Victoria Syumar assesses the movement’s work positively since it has been a civic movement which drew attention to the problem and human rights both within the country and abroad. With regard to its achievements, she says that without it the situation could have been much worse.


Natalya Ligachova mentions the movement’s importance for the develop of civil society in the country. While not idealizing the movement, she points out that it did demonstrate that for all the disillusionment, it was in possible to achieve civic apolitical protest, not linked with any political force and at the same time constructive.
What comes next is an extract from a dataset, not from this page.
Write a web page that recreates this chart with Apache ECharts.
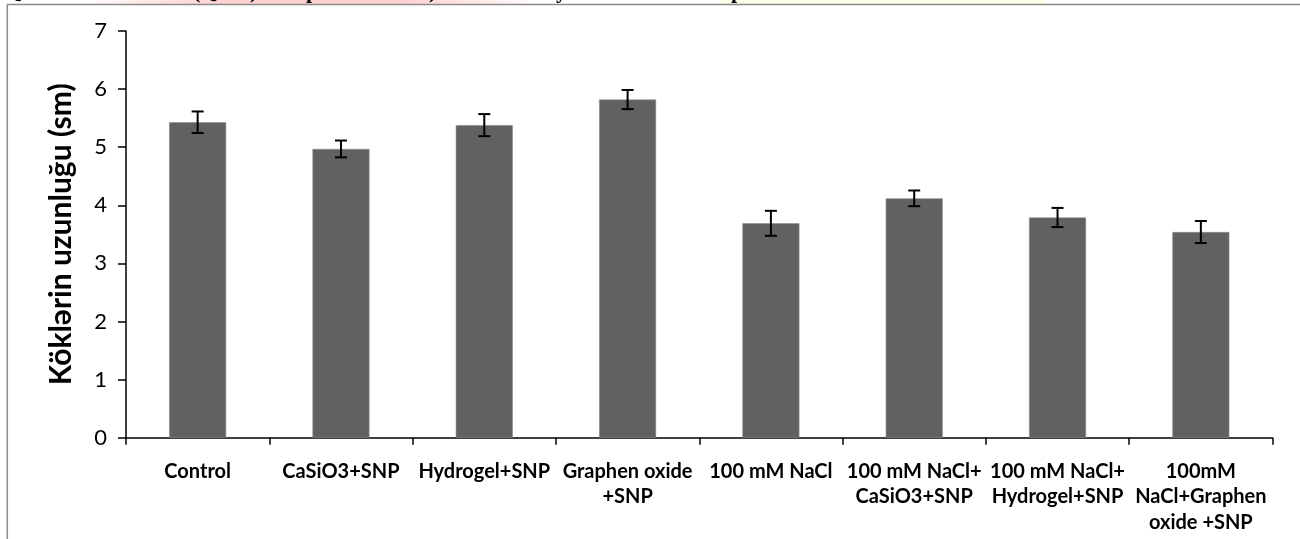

Among achievements she mentions:

public organized measures at countering censorship and other forms of obstruction of journalists’ activities;

forcing media owners to reject blanket decisions by sacking en masse journalists who don’t buckle under;

providing an example of effective organization of constructive protest;

involving representatives of other civic organizations not linked with the media;

giving a clear signal to governments and civil society in western countries of a worsening of the situation in Ukraine. She stresses that the West’s opinion has more importance for the present regime than in Russia;

cooperation with the ruling majority and the opposition. She cities the adoption of the Public Information Act as a good example.


She reports failure, however, in not, as planned, creating an association of media NGOs, in not being able to involve in active work people working in television, or in fact to significantly broaden the number of activists of the movement.